Noble Group Is Said to Ask Lenders to Extend Credit FacilityBy
Commodity trader asking banks to extend facility to year-end
Banks hire Clifford Chance amid crisis over company’s future
Noble Group Ltd. is asking lenders to extend a key credit facility until the end of the year as the embattled commodity trader seeks breathing room to negotiate its future. The stock extended a plunge to the lowest level in more than 16 years.
The company’s core banks have hired law firm Clifford Chance LLP to advise them amid crisis talks over a $2 billion credit facility that expires this month, according to a person with knowledge of the discussions. Noble is asking banks to extend the facility to the end of the year, as well as negotiating new covenants on its bank debt, said the person, who asked not to be named because the discussions are confidential.
The moves signal the company and its banks are preparing for protracted negotiations over the trader’s future. Noble has hired Chicago-based law firm Kirkland & Ellis LLP as legal counsel, Bloomberg reported last week, after appointing Morgan Stanley and Moelis & Co. to review its options.
Prices for Noble’s shares and bonds have tumbled in recent weeks after the trading house reported a shock $129 million quarterly loss in May. On Friday, its bonds due in 2020 fell to a record low of 37 cents on the dollar, while its revolving credit facility due in May 2018 traded at 50 cents on the dollar last week. The stock slumped 8.6 percent to close at 32 Singapore cents on Monday, the lowest since September 2000.
The surprise loss announced last month capped two turbulent years for the company, once Asia’s largest commodity trader, marked by losses, asset sales, and accusations of improper accounting. Its market capitalization has fallen from a peak of more than $10 billion to less than $500 million.
Noble has sought to sign a new credit line to replace the $2 billion borrowing base facility that expires this month, the person said. As an alternative, it’s asking banks to extend the existing facility until the end of the year.

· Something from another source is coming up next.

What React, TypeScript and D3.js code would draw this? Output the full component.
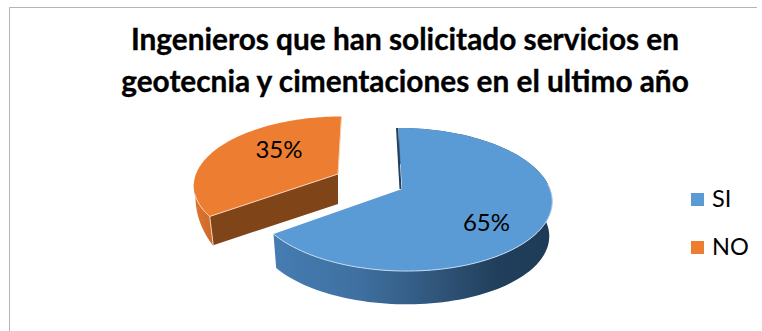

An extension of the credit facility would give Noble, which announced a strategic review last month, further time to find new investors, sell assets, or close unprofitable businesses. The company’s existing shareholders include China Investment Corp., the nation’s sovereign wealth fund.
The trading house is negotiating new covenants related to interest payments and net tangible assets that it has to meet in June on the facility as well as the $1.1 billion revolving credit facility maturing in May 2018, the person said.
Noble last month appointed Paul Brough, a restructuring specialist who worked on the liquidation of Lehman Brothers, as its chairman, replacing founder Richard Elman. Fitch Ratings Ltd. cut its rating for a second time in 10 days last week while S&P Global Ratings has flagged the risk of a default within a year. Muddy Waters LLC founder Carson Block expects Noble to almost certainly undergo a restructuring.
“Pricing of unsecured bonds and loans reflects the market perception that probability of default is high,” said Rick Mattila, international head of market strategy at MUFG Securities Asia. “Despite that, banks may be willing to refinance secured credit facilities.”